## STORED DATA
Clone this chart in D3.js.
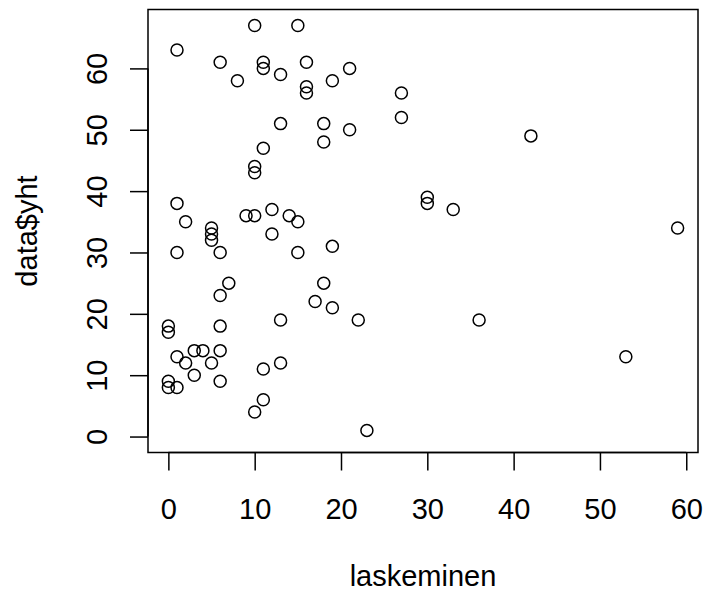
<!DOCTYPE html>
<html>
<head>
<meta charset="utf-8">
<script src="https://cdn.jsdelivr.net/npm/d3@7"></script>
<style>
  html, body { margin: 0; padding: 0; background: #fff; }
  svg { display: block; }
  text { font-family: "Liberation Sans", Arial, Helvetica, sans-serif; fill: #000; }
</style>
</head>
<body>
<svg id="chart" width="706" height="596"></svg>
<script>
// Data (laskeminen vs data$yht)
const laskeminen = [10,15,1,6,11,11,8,13,16,16,16,19,21,27,27,13,18,21,18,11,10,10,1,2,5,5,5,9,10,12,14,15,12,1,6,15,19,7,6,18,17,19,22,13,0,0,6,1,3,4,6,2,5,3,6,0,0,1,11,13,11,10,23,42,30,30,33,59,36,53];
const yht        = [67,67,63,61,61,60,58,59,61,57,56,58,60,56,52,51,51,50,48,47,44,43,38,35,34,33,32,36,36,37,36,35,33,30,30,30,31,25,23,25,22,21,19,19,18,17,18,13,14,14,14,12,12,10,9,9,8,8,11,12,6,4,1,49,39,38,37,34,19,13];
const xTicks = [0,10,20,30,40,50,60];
const yTicks = [0,10,20,30,40,50,60];
const xLabel = "laskeminen";
const yLabel = "data$yht";

const svg = d3.select("#chart");
const plot = { left: 148, top: 9.5, right: 698, bottom: 452.5 };

// R-style 4% extended x domain
const xExt = d3.extent(laskeminen);
const x = d3.scaleLinear()
  .domain([xExt[0] - 0.04 * (xExt[1] - xExt[0]), xExt[1] + 0.04 * (xExt[1] - xExt[0])])
  .range([plot.left, plot.right]);
const y = d3.scaleLinear()
  .domain([-2.6, 69.6])
  .range([plot.bottom, plot.top]);

const fontSize = 29;
const tickLen = 18;
const lw = 1.5;

// box
svg.append("rect")
  .attr("x", plot.left).attr("y", plot.top)
  .attr("width", plot.right - plot.left).attr("height", plot.bottom - plot.top)
  .attr("fill", "none").attr("stroke", "#000").attr("stroke-width", lw);

// x axis
const xAxis = d3.axisBottom(x).tickValues(xTicks).tickSize(tickLen).tickPadding(0).tickFormat(d3.format("d"));
const gx = svg.append("g").attr("transform", `translate(0,${plot.bottom})`).call(xAxis);
gx.select(".domain").attr("d", `M${x(xTicks[0])},0H${x(xTicks[xTicks.length-1])}`).attr("stroke", "#000").attr("stroke-width", lw);
gx.selectAll(".tick line").attr("stroke", "#000").attr("stroke-width", lw);
gx.selectAll(".tick text")
  .attr("y", 519 - plot.bottom).attr("dy", null)
  .attr("font-size", fontSize).attr("font-family", '"Liberation Sans", Arial, sans-serif')
  .attr("fill", "#000");

// y axis
const yAxis = d3.axisLeft(y).tickValues(yTicks).tickSize(tickLen).tickPadding(0).tickFormat(d3.format("d"));
const gy = svg.append("g").attr("transform", `translate(${plot.left},0)`).call(yAxis);
gy.select(".domain").attr("d", `M0,${y(yTicks[0])}V${y(yTicks[yTicks.length-1])}`).attr("stroke", "#000").attr("stroke-width", lw);
gy.selectAll(".tick line").attr("stroke", "#000").attr("stroke-width", lw);
gy.selectAll(".tick text")
  .attr("x", null).attr("dy", null)
  .attr("transform", `translate(${107 - plot.left},0) rotate(-90)`)
  .attr("text-anchor", "middle")
  .attr("font-size", fontSize).attr("font-family", '"Liberation Sans", Arial, sans-serif')
  .attr("fill", "#000");

// axis titles
svg.append("text")
  .attr("x", (plot.left + plot.right) / 2).attr("y", 586)
  .attr("text-anchor", "middle").attr("font-size", fontSize)
  .text(xLabel);
svg.append("text")
  .attr("transform", `translate(37,${(plot.top + plot.bottom) / 2}) rotate(-90)`)
  .attr("text-anchor", "middle").attr("font-size", fontSize)
  .text(yLabel);

// points
svg.append("g").selectAll("circle")
  .data(laskeminen.map((d, i) => ({ x: d, y: yht[i] })))
  .join("circle")
  .attr("cx", d => x(d.x)).attr("cy", d => y(d.y))
  .attr("r", 6)
  .attr("fill", "none").attr("stroke", "#000").attr("stroke-width", lw);
</script>
</body>
</html>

## GIVEN EXERCISE
Identify every line where the string "chart" appears.

## OUTPUT
Clone this chart in D3.js.
<svg id="chart" width="706" height="596"></svg>
const svg = d3.select("#chart");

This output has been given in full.